A global policy advisor is due to address the Eastern Caribbean Collective Orgnisation for Music Rights (ECCO) 12th Annual General Meeting (AGM), scheduled for February 18. This distinguished young professional has gained vast knowledge in the areas of international law, intellectual property rights and other related fields.
Kimani F. Goddard is an experienced, Senior Intellectual Property Law and Policy Advisor. She has been a Senior Consulting IP Advisor for more than ten years, with the World Intellectual Property Organization (WIPO), specialising in copyright law, collective management of copyright, digital copyright law and TRIPS flexibilities.
Among Ms.

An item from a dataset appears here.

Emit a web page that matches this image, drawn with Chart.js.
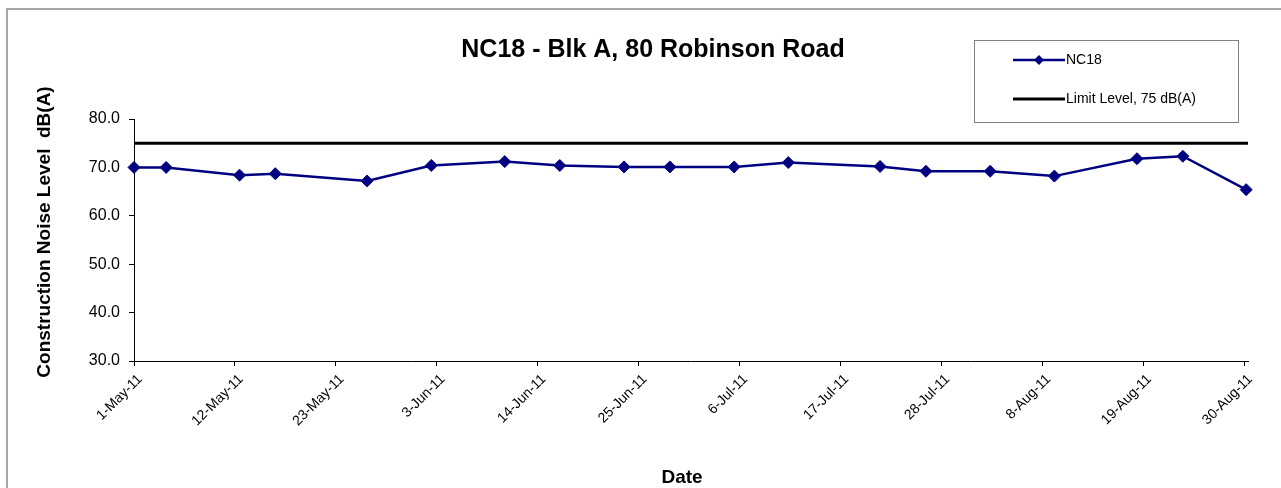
<!DOCTYPE html>
<html>
<head>
<meta charset="utf-8">
<title>NC18 - Blk A, 80 Robinson Road</title>
<script src="https://cdn.jsdelivr.net/npm/chart.js@4.4.1/dist/chart.umd.min.js"></script>
<style>
    html, body { margin: 0; padding: 0; background: #fff; }
    #wrap { width: 1281px; height: 488px; }
</style>
</head>
<body>
<div id="wrap"><canvas id="chart-noise" width="1281" height="488"></canvas></div>
<script>
// --- Data ---
const startDate = new Date(2011, 4, 1);   // day 0 = 1-May-11
const xTicks = [0, 11, 22, 33, 44, 55, 66, 77, 88, 99, 110, 121];
const yTicks = [30, 40, 50, 60, 70, 80];
const noiseDays = [0, 3.5, 11.5, 15.4, 25.4, 32.4, 40.4, 46.4, 53.4, 58.4, 65.4, 71.3, 81.3, 86.3, 93.3, 100.3, 109.3, 114.3, 121.2];
const noiseLevels = [70.0, 70.0, 68.4, 68.7, 67.2, 70.4, 71.2, 70.4, 70.1, 70.1, 70.1, 71.0, 70.2, 69.2, 69.2, 68.2, 71.8, 72.3, 65.4];
const limitLevel = 75;
const xMax = 121.4;

const chartTitle = 'NC18 - Blk A, 80 Robinson Road';
const yTitle = 'Construction Noise Level  dB(A)';
const xTitle = 'Date';
const seriesNames = ['NC18', 'Limit Level, 75 dB(A)'];

const NAVY = '#000080';
const FONT = '"Liberation Sans", Arial, sans-serif';
const months = ['Jan', 'Feb', 'Mar', 'Apr', 'May', 'Jun', 'Jul', 'Aug', 'Sep', 'Oct', 'Nov', 'Dec'];

function dayLabel(v) {
    const d = new Date(startDate.getTime());
    d.setDate(d.getDate() + Math.round(v));
    return `${d.getDate()}-${months[d.getMonth()]}-${String(d.getFullYear()).slice(2)}`;
}

// --- Extras drawn on the canvas: frame, titles, legend box ---
const extras = {
    id: 'extras',
    beforeDraw(chart) {
        const ctx = chart.ctx;
        ctx.save();
        ctx.strokeStyle = '#a6a6a6';
        ctx.lineWidth = 2;
        ctx.strokeRect(7, 9, 1300, 520);
        ctx.restore();
    },
    afterDraw(chart) {
        const ctx = chart.ctx;
        ctx.save();
        ctx.fillStyle = '#000';

        // title
        ctx.font = `bold 25px ${FONT}`;
        ctx.textAlign = 'center';
        ctx.textBaseline = 'alphabetic';
        ctx.fillText(chartTitle, 653, 57);

        // x title
        ctx.font = `bold 19px ${FONT}`;
        ctx.fillText(xTitle, 682, 483);

        // y title
        ctx.save();
        ctx.translate(50, 232);
        ctx.rotate(-Math.PI / 2);
        ctx.fillText(yTitle, 0, 0);
        ctx.restore();

        // legend box
        ctx.fillStyle = '#fff';
        ctx.fillRect(974, 40, 264, 82);
        ctx.strokeStyle = '#808080';
        ctx.lineWidth = 1;
        ctx.strokeRect(974.5, 40.5, 264, 82);

        ctx.strokeStyle = NAVY;
        ctx.lineWidth = 2.5;
        ctx.beginPath();
        ctx.moveTo(1013, 60);
        ctx.lineTo(1065, 60);
        ctx.stroke();
        ctx.fillStyle = NAVY;
        ctx.beginPath();
        ctx.moveTo(1039, 55);
        ctx.lineTo(1044, 60);
        ctx.lineTo(1039, 65);
        ctx.lineTo(1034, 60);
        ctx.closePath();
        ctx.fill();

        ctx.strokeStyle = '#000';
        ctx.lineWidth = 3;
        ctx.beginPath();
        ctx.moveTo(1013, 99);
        ctx.lineTo(1065, 99);
        ctx.stroke();

        ctx.fillStyle = '#000';
        ctx.font = `14px ${FONT}`;
        ctx.textAlign = 'left';
        ctx.textBaseline = 'middle';
        ctx.fillText(seriesNames[0], 1066, 60);
        ctx.fillText(seriesNames[1], 1066, 99);
        ctx.restore();
    }
};

// --- Chart ---
const ctx = document.getElementById('chart-noise').getContext('2d');

new Chart(ctx, {
    type: 'line',
    data: {
        datasets: [{
            label: seriesNames[0],
            data: noiseDays.map((d, i) => ({ x: d, y: noiseLevels[i] })),
            borderColor: NAVY,
            backgroundColor: NAVY,
            borderWidth: 2.5,
            pointStyle: 'rectRot',
            pointRadius: 6,
            pointBorderWidth: 1,
            tension: 0,
            clip: false,
            order: 0
        }, {
            label: seriesNames[1],
            data: [{ x: 0, y: limitLevel }, { x: xMax, y: limitLevel }],
            borderColor: '#000',
            borderWidth: 3,
            pointRadius: 0,
            tension: 0,
            order: 1
        }]
    },
    options: {
        responsive: false,
        animation: false,
        events: [],
        layout: { padding: { left: 0, top: 119, right: 33, bottom: 0 } },
        plugins: {
            legend: { display: false },
            title: { display: false },
            tooltip: { enabled: false }
        },
        scales: {
            x: {
                type: 'linear',
                min: 0,
                max: xMax,
                afterBuildTicks: (scale) => { scale.ticks = xTicks.map(v => ({ value: v })); },
                afterFit: (scale) => { scale.height = 127; },
                border: { display: true, color: '#000', width: 1 },
                grid: { display: true, drawOnChartArea: false, drawTicks: true, tickLength: 5, color: '#000' },
                ticks: {
                    autoSkip: false,
                    maxRotation: 45,
                    minRotation: 45,
                    padding: 5,
                    labelOffset: 6,
                    color: '#000',
                    font: { family: FONT, size: 14 },
                    callback: (v) => dayLabel(v)
                }
            },
            y: {
                min: 30,
                max: 80,
                afterBuildTicks: (scale) => { scale.ticks = yTicks.map(v => ({ value: v })); },
                afterFit: (scale) => { scale.width = 134; },
                border: { display: true, color: '#000', width: 1 },
                grid: { display: true, drawOnChartArea: false, drawTicks: true, tickLength: 5, color: '#000' },
                ticks: {
                    padding: 9,
                    color: '#000',
                    font: { family: FONT, size: 16 },
                    callback: (v) => Number(v).toFixed(1)
                }
            }
        }
    },
    plugins: [extras]
});
</script>
</body>
</html>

Goddard’s key policy projects is the WIPO Guidelines on Assessing the Economic, Social and Cultural Impact of Copyright Law in the Creative Industries (Economy). She is also a certified member of the WIPO Academy Experts group.
Additionally, she held the Senior Policy Advisor role, with the International Confederation of Societies of Authors and Composers (CISAC), contributing to European Union copyright reform efforts in the JURI Committee. Her career has also taken her to Saudi Arabia, where she was an Intellectual Property and International Law Lecturer at Prince Mohammed bin Fahd University, as well as advising Saudi law firms on copyright issues.
Ms. Goddard is a Non-Resident Fellow of the World Trade Institute in Bern Switzerland, specialising in intellectual property, international investment law and digital trade issues. She holds a Master of Laws in International Law [Specialised in International Economic Law], from the Graduate Institute of International and Development Studies in Geneva Switzerland, as well as a Master of Research (quantitative) International Relations (International Trade Policy) from Keele University in the United Kingdom.
Kimani is currently a PhD Fellow and Researcher at the Maastricht University Faculty of Law, where her work focuses on networks of explicit and implicit intellectual property clauses within international investment agreements, and their importance for global trade and investment.
Ms. Goddard is also a member of the Maastricht University Law & Technology Lab, working on AI & Intellectual Property Rights, in addition to mapping biological patent data. She is interested in the evolution of intangible property norms as a driver of global trade flows and digital trade, as well as the future of intangible property rights in personal and biological data.